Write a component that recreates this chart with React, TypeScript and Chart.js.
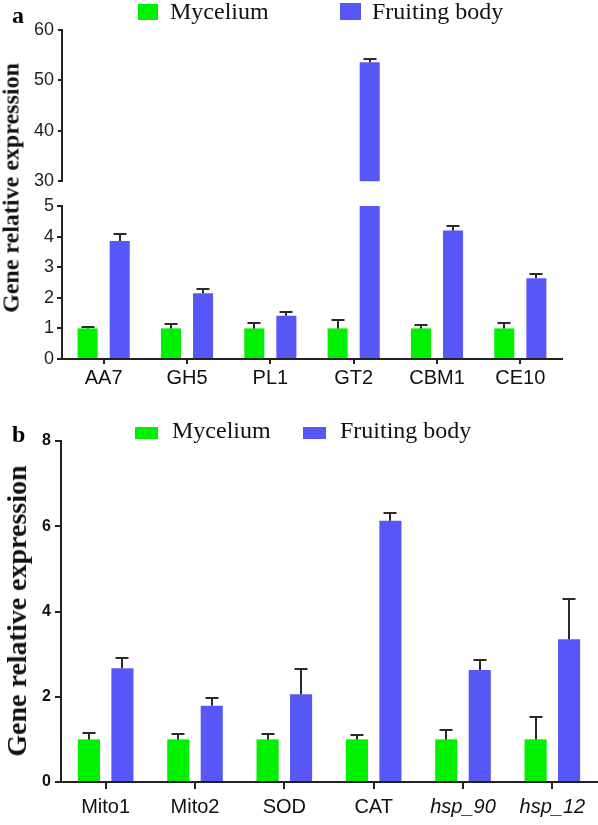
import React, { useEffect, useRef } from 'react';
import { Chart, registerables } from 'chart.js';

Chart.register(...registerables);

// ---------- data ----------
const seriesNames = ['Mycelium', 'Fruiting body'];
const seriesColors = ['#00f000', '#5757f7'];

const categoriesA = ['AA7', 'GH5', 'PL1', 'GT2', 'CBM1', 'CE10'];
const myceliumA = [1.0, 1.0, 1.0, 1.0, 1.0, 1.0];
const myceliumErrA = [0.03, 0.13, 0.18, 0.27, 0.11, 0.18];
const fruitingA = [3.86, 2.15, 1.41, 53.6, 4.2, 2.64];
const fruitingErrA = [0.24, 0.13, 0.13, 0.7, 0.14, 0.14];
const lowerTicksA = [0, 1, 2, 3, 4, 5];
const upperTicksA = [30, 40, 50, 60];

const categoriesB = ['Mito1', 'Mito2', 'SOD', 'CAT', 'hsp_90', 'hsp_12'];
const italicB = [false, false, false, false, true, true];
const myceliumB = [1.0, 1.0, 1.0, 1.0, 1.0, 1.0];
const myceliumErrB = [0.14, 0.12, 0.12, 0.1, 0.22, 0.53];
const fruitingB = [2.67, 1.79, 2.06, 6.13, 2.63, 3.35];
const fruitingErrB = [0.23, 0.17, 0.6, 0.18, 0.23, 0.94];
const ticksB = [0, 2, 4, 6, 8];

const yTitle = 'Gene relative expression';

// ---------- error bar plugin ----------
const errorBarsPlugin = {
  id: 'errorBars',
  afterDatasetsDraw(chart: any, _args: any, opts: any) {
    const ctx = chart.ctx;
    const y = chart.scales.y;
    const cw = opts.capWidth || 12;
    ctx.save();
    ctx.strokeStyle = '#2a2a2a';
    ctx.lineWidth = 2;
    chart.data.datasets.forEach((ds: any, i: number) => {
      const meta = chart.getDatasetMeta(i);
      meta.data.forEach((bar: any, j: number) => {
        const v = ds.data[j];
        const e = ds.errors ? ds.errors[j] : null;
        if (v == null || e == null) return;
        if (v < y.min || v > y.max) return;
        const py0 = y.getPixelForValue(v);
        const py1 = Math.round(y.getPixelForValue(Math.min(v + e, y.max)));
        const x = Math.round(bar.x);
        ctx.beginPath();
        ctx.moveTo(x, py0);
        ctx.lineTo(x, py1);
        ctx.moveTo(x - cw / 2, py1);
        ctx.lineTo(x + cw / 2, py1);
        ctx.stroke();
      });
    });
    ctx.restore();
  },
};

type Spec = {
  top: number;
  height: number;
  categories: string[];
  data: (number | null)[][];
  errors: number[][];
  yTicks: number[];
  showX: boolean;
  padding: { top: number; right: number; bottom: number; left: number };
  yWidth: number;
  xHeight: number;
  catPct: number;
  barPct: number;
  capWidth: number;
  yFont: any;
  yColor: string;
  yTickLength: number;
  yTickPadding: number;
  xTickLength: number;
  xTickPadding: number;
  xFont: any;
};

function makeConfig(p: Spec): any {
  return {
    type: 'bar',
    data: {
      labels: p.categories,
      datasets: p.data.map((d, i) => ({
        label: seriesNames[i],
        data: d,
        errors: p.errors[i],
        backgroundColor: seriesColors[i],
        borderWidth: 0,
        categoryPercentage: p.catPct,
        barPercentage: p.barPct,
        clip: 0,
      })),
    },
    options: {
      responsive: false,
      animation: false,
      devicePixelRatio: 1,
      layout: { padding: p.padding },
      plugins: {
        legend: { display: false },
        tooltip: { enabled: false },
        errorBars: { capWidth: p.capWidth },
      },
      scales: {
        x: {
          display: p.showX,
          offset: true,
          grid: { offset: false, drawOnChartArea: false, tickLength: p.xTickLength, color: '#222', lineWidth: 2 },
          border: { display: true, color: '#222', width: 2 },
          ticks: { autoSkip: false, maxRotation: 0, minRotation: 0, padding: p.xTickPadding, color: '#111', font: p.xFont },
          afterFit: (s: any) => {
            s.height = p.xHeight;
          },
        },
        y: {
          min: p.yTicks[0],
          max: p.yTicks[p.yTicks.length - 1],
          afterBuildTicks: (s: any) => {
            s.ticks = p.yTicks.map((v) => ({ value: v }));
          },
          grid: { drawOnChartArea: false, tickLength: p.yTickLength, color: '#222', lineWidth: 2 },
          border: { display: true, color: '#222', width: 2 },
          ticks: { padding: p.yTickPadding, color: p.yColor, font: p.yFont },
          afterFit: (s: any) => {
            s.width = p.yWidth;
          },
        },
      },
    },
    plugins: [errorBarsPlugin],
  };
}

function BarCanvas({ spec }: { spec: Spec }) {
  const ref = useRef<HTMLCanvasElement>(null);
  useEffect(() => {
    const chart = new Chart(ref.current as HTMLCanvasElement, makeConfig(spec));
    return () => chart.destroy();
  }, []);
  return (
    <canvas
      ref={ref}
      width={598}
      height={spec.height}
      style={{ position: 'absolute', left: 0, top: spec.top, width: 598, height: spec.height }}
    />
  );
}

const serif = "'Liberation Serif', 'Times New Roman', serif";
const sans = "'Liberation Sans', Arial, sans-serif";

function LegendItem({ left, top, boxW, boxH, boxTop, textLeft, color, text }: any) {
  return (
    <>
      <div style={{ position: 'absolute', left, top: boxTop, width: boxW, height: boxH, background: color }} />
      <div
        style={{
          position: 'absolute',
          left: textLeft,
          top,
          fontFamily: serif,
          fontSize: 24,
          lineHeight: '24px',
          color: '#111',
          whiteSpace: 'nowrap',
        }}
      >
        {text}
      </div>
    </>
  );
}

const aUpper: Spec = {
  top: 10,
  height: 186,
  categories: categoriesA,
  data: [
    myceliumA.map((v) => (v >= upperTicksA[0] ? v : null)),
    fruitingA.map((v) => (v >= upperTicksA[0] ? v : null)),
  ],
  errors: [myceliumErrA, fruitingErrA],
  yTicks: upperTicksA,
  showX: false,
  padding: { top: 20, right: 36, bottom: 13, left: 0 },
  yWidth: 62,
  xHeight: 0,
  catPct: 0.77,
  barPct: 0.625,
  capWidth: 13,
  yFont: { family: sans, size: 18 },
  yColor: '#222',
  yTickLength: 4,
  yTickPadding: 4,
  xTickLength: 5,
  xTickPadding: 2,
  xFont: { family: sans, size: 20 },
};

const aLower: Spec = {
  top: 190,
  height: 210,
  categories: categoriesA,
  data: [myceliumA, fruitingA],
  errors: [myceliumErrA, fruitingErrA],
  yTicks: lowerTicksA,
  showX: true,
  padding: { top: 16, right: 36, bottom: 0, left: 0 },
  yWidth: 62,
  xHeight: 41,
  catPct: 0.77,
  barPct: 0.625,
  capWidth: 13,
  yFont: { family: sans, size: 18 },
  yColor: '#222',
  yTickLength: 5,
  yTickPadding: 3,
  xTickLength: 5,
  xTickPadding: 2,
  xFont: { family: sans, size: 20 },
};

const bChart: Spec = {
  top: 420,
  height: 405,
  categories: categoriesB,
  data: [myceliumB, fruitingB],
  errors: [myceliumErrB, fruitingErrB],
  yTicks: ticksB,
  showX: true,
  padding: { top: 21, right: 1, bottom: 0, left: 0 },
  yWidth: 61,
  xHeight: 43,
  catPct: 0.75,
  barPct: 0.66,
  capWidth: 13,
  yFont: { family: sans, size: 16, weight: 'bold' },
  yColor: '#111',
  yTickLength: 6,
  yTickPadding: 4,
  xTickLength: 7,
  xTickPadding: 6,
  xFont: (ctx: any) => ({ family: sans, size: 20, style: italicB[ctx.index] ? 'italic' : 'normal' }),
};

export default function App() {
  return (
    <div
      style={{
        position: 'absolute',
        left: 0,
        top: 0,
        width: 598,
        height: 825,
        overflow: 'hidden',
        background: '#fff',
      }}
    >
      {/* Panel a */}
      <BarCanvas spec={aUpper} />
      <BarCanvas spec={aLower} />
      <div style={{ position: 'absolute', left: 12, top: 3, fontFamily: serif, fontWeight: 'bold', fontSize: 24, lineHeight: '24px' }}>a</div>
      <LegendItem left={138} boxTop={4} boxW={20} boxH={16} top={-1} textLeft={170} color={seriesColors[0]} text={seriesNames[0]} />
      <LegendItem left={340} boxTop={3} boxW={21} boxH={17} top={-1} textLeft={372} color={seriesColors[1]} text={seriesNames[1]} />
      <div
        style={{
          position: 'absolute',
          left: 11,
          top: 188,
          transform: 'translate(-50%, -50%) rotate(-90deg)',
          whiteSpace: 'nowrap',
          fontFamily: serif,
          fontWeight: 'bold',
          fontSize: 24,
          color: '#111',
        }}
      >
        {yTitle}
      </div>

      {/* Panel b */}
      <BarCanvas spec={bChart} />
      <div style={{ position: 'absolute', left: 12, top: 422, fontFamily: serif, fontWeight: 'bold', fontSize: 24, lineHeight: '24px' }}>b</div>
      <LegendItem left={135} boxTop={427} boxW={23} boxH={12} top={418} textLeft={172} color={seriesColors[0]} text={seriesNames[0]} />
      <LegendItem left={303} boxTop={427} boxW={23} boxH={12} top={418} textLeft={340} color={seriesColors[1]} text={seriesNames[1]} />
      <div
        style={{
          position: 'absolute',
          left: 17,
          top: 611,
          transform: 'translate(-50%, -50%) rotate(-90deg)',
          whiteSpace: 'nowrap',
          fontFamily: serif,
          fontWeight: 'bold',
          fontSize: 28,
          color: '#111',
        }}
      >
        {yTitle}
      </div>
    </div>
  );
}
...
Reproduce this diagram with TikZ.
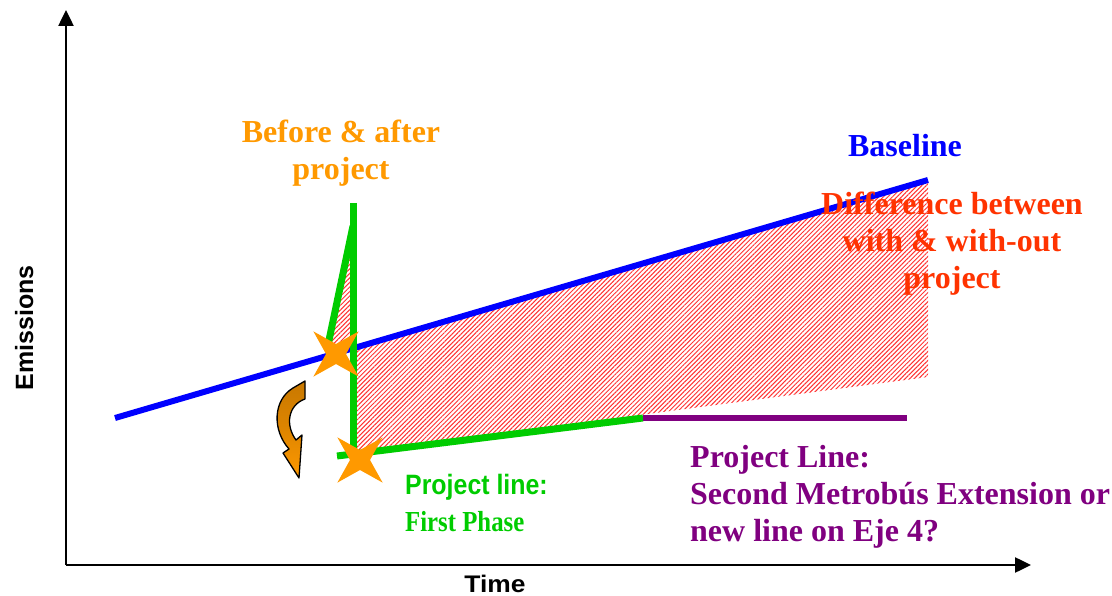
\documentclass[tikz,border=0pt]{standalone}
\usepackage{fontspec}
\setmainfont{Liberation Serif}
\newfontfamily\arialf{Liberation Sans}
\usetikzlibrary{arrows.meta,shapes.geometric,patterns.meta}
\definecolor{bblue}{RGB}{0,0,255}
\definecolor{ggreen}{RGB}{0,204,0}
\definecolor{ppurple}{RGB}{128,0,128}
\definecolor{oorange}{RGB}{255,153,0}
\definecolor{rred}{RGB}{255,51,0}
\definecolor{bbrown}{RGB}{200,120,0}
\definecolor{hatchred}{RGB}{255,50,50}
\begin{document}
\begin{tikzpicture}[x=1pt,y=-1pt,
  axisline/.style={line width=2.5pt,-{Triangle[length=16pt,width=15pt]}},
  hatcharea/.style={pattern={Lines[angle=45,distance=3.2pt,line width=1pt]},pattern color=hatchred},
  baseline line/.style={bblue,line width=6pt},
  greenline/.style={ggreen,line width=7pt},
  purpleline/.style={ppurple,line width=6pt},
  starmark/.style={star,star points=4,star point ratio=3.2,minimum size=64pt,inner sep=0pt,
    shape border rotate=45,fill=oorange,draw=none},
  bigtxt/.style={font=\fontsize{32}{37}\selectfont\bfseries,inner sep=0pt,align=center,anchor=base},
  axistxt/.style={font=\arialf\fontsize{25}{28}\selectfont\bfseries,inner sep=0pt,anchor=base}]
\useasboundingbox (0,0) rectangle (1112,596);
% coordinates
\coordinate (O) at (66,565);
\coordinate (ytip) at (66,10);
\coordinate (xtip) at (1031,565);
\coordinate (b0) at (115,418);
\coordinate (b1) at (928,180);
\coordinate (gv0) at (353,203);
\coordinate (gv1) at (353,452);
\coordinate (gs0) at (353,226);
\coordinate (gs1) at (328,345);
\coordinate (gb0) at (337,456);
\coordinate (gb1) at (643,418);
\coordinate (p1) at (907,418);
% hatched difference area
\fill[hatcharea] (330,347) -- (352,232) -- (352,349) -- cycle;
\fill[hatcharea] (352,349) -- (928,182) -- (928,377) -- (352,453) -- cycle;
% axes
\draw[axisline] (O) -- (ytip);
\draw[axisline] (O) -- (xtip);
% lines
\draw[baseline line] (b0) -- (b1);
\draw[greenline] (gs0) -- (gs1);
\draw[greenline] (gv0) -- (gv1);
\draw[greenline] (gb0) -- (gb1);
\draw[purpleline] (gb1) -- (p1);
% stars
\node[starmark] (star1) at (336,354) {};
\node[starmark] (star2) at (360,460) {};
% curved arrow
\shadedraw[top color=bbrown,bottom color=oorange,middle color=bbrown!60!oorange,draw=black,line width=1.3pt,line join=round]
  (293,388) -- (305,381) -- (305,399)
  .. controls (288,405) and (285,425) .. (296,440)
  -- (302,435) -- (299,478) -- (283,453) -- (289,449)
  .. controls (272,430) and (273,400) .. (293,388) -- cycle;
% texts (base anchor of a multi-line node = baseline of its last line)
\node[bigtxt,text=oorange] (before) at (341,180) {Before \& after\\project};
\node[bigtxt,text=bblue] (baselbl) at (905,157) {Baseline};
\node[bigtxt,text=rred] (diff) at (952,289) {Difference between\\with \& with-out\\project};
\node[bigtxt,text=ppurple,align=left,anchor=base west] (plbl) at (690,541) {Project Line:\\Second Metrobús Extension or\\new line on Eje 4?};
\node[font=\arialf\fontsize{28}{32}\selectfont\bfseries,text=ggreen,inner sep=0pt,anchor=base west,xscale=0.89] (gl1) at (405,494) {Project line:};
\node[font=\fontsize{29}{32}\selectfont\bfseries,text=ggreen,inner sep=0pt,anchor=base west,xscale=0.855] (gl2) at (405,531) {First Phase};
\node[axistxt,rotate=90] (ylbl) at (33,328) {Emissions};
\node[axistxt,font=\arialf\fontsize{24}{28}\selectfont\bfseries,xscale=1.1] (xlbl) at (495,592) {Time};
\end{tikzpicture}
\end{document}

WORK TO BE COMPLETED: Using the entries above, transcribe every line from the line containing "Write a component" through the line containing "Chart.register(...registerables);". Do not copy pictures.

RESULT OF THE EXERCISE:
Write a component that recreates this chart with React, TypeScript and Chart.js.
import React, { useEffect, useRef } from 'react';
import { Chart, registerables } from 'chart.js';

Chart.register(...registerables);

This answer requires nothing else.